-- START OF Collected material --

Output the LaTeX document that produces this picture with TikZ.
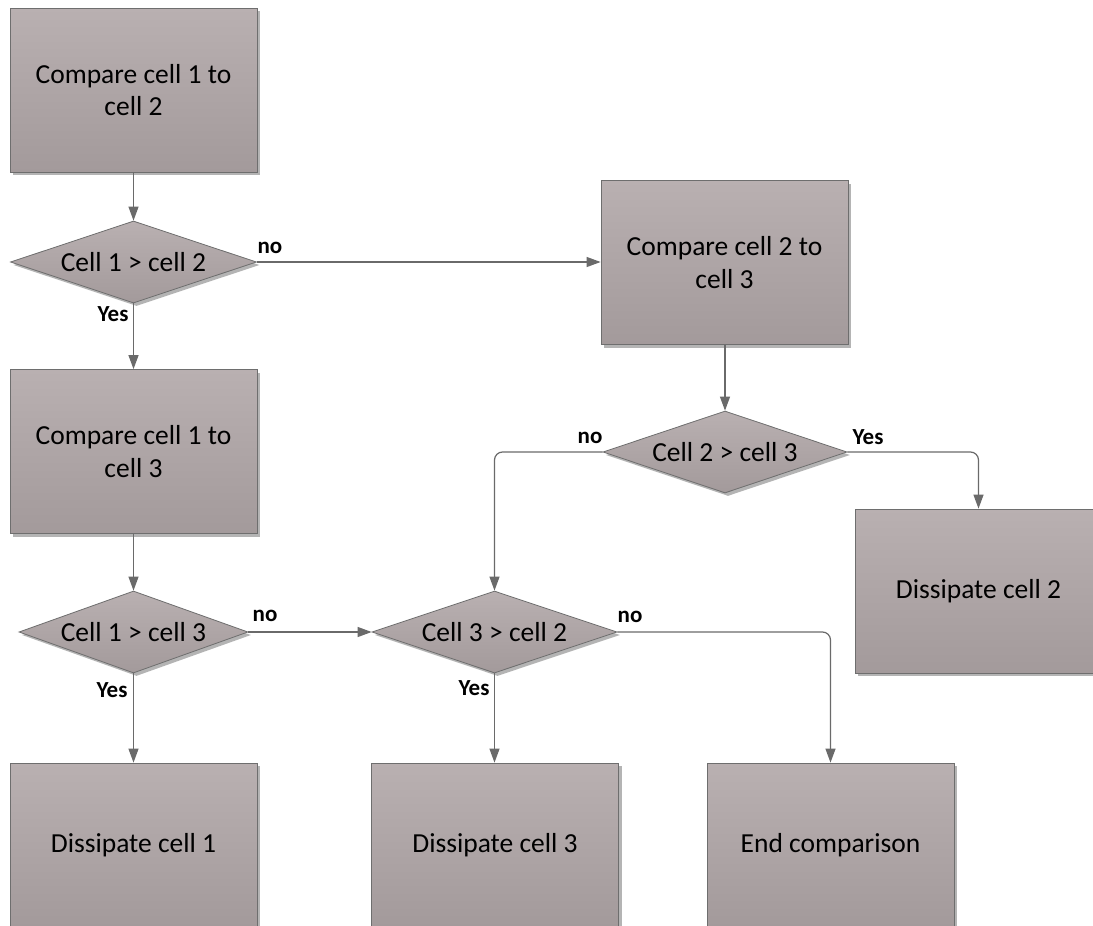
\documentclass[tikz,border=0pt]{standalone}
\usepackage{fontspec}
\setmainfont{Carlito}
\usetikzlibrary{shapes.geometric,arrows.meta,shadows}
\definecolor{boxtop}{HTML}{B9B0B1}
\definecolor{boxbot}{HTML}{A39A9B}
\definecolor{edgec}{HTML}{6E6E6E}
\definecolor{linec}{HTML}{6A6A6A}
\definecolor{shadowc}{HTML}{B4B4B4}
\tikzset{
  procbox/.style={rectangle, draw=edgec, line width=0.8pt, top color=boxtop, bottom color=boxbot,
    minimum width=247pt, minimum height=164pt, inner sep=0pt, align=center,
    font=\fontsize{27.5}{32.5}\selectfont,
    drop shadow={shadow xshift=3pt, shadow yshift=-3pt, fill=shadowc, opacity=1}},
  decbox/.style={diamond, draw=edgec, line width=0.8pt, top color=boxtop, bottom color=boxbot,
    minimum height=82pt, inner sep=0pt, font=\fontsize{27.5}{31}\selectfont,
    drop shadow={shadow xshift=3pt, shadow yshift=-3pt, fill=shadowc, opacity=1}},
  conn/.style={draw=linec, line width=1.2pt, rounded corners=8pt,
    -{Triangle[length=14pt,width=10pt]}},
  lbl/.style={font=\fontsize{23}{25}\selectfont\bfseries, inner sep=0pt}
}
\begin{document}
\begin{tikzpicture}[x=1pt,y=-1pt]
\clip (0,0) rectangle (1093,926);
\fill[white] (0,0) rectangle (1093,926);
% process boxes
\node[procbox] (a) at (133.5,90) {Compare cell 1 to\\cell 2};
\node[procbox] (b) at (133.5,451.5) {Compare cell 1 to\\cell 3};
\node[procbox] (c) at (724.5,262.5) {Compare cell 2 to\\cell 3};
\node[procbox] (e1) at (133.5,845) {Dissipate cell 1};
\node[procbox] (e3) at (495,845) {Dissipate cell 3};
\node[procbox] (end) at (830.5,845) {End comparison};
\node[procbox] (e2) at (978.5,591) {Dissipate cell 2};
% decisions
\node[decbox, minimum width=246pt] (d1) at (133.5,262) {\makebox[0pt]{Cell 1 > cell 2}};
\node[decbox, minimum width=244pt] (d2) at (725,452) {\makebox[0pt]{Cell 2 > cell 3}};
\node[decbox, minimum width=229pt] (d3) at (133.5,632) {\makebox[0pt]{Cell 1 > cell 3}};
\node[decbox, minimum width=245pt] (d4) at (494.5,632) {\makebox[0pt]{Cell 3 > cell 2}};
% connectors
\draw[conn] (a.south) -- (d1.north);
\draw[conn] (d1.east) -- (d1.east -| c.west);
\draw[conn] (d1.south) -- (b.north);
\draw[conn] (c.south -| d2.north) -- (d2.north);
\draw[conn] (d2.west) -| (d4.north);
\draw[conn] (d2.east) -| (e2.north);
\draw[conn] (b.south) -- (d3.north);
\draw[conn] (d3.east) -- (d4.west);
\draw[conn] (d3.south) -- (e1.north);
\draw[conn] (d4.south) -- (d4.south |- e3.north);
\draw[conn] (d4.east) -| (end.north);
% labels
\node[lbl] (l1) at (270,248) {no};
\node[lbl] (l2) at (113,314) {Yes};
\node[lbl] (l3) at (590,438) {no};
\node[lbl] (l4) at (868,437) {Yes};
\node[lbl] (l5) at (265,616) {no};
\node[lbl] (l6) at (112,690) {Yes};
\node[lbl] (l7) at (630,617) {no};
\node[lbl] (l8) at (474,688) {Yes};
\end{tikzpicture}
\end{document}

-- END OF Collected material --

Skip the images and write out the rest of the listing exactly.

▶ _The output_:
Output the LaTeX document that produces this picture with TikZ.
\documentclass[tikz,border=0pt]{standalone}
\usepackage{fontspec}
\setmainfont{Carlito}
\usetikzlibrary{shapes.geometric,arrows.meta,shadows}
\definecolor{boxtop}{HTML}{B9B0B1}
\definecolor{boxbot}{HTML}{A39A9B}
\definecolor{edgec}{HTML}{6E6E6E}
\definecolor{linec}{HTML}{6A6A6A}
\definecolor{shadowc}{HTML}{B4B4B4}
\tikzset{
  procbox/.style={rectangle, draw=edgec, line width=0.8pt, top color=boxtop, bottom color=boxbot,
    minimum width=247pt, minimum height=164pt, inner sep=0pt, align=center,
    font=\fontsize{27.5}{32.5}\selectfont,
    drop shadow={shadow xshift=3pt, shadow yshift=-3pt, fill=shadowc, opacity=1}},
  decbox/.style={diamond, draw=edgec, line width=0.8pt, top color=boxtop, bottom color=boxbot,
    minimum height=82pt, inner sep=0pt, font=\fontsize{27.5}{31}\selectfont,
    drop shadow={shadow xshift=3pt, shadow yshift=-3pt, fill=shadowc, opacity=1}},
  conn/.style={draw=linec, line width=1.2pt, rounded corners=8pt,
    -{Triangle[length=14pt,width=10pt]}},
  lbl/.style={font=\fontsize{23}{25}\selectfont\bfseries, inner sep=0pt}
}
\begin{document}
\begin{tikzpicture}[x=1pt,y=-1pt]
\clip (0,0) rectangle (1093,926);
\fill[white] (0,0) rectangle (1093,926);
% process boxes
\node[procbox] (a) at (133.5,90) {Compare cell 1 to\\cell 2};
\node[procbox] (b) at (133.5,451.5) {Compare cell 1 to\\cell 3};
\node[procbox] (c) at (724.5,262.5) {Compare cell 2 to\\cell 3};
\node[procbox] (e1) at (133.5,845) {Dissipate cell 1};
\node[procbox] (e3) at (495,845) {Dissipate cell 3};
\node[procbox] (end) at (830.5,845) {End comparison};
\node[procbox] (e2) at (978.5,591) {Dissipate cell 2};
% decisions
\node[decbox, minimum width=246pt] (d1) at (133.5,262) {\makebox[0pt]{Cell 1 > cell 2}};
\node[decbox, minimum width=244pt] (d2) at (725,452) {\makebox[0pt]{Cell 2 > cell 3}};
\node[decbox, minimum width=229pt] (d3) at (133.5,632) {\makebox[0pt]{Cell 1 > cell 3}};
\node[decbox, minimum width=245pt] (d4) at (494.5,632) {\makebox[0pt]{Cell 3 > cell 2}};
% connectors
\draw[conn] (a.south) -- (d1.north);
\draw[conn] (d1.east) -- (d1.east -| c.west);
\draw[conn] (d1.south) -- (b.north);
\draw[conn] (c.south -| d2.north) -- (d2.north);
\draw[conn] (d2.west) -| (d4.north);
\draw[conn] (d2.east) -| (e2.north);
\draw[conn] (b.south) -- (d3.north);
\draw[conn] (d3.east) -- (d4.west);
\draw[conn] (d3.south) -- (e1.north);
\draw[conn] (d4.south) -- (d4.south |- e3.north);
\draw[conn] (d4.east) -| (end.north);
% labels
\node[lbl] (l1) at (270,248) {no};
\node[lbl] (l2) at (113,314) {Yes};
\node[lbl] (l3) at (590,438) {no};
\node[lbl] (l4) at (868,437) {Yes};
\node[lbl] (l5) at (265,616) {no};
\node[lbl] (l6) at (112,690) {Yes};
\node[lbl] (l7) at (630,617) {no};
\node[lbl] (l8) at (474,688) {Yes};
\end{tikzpicture}
\end{document}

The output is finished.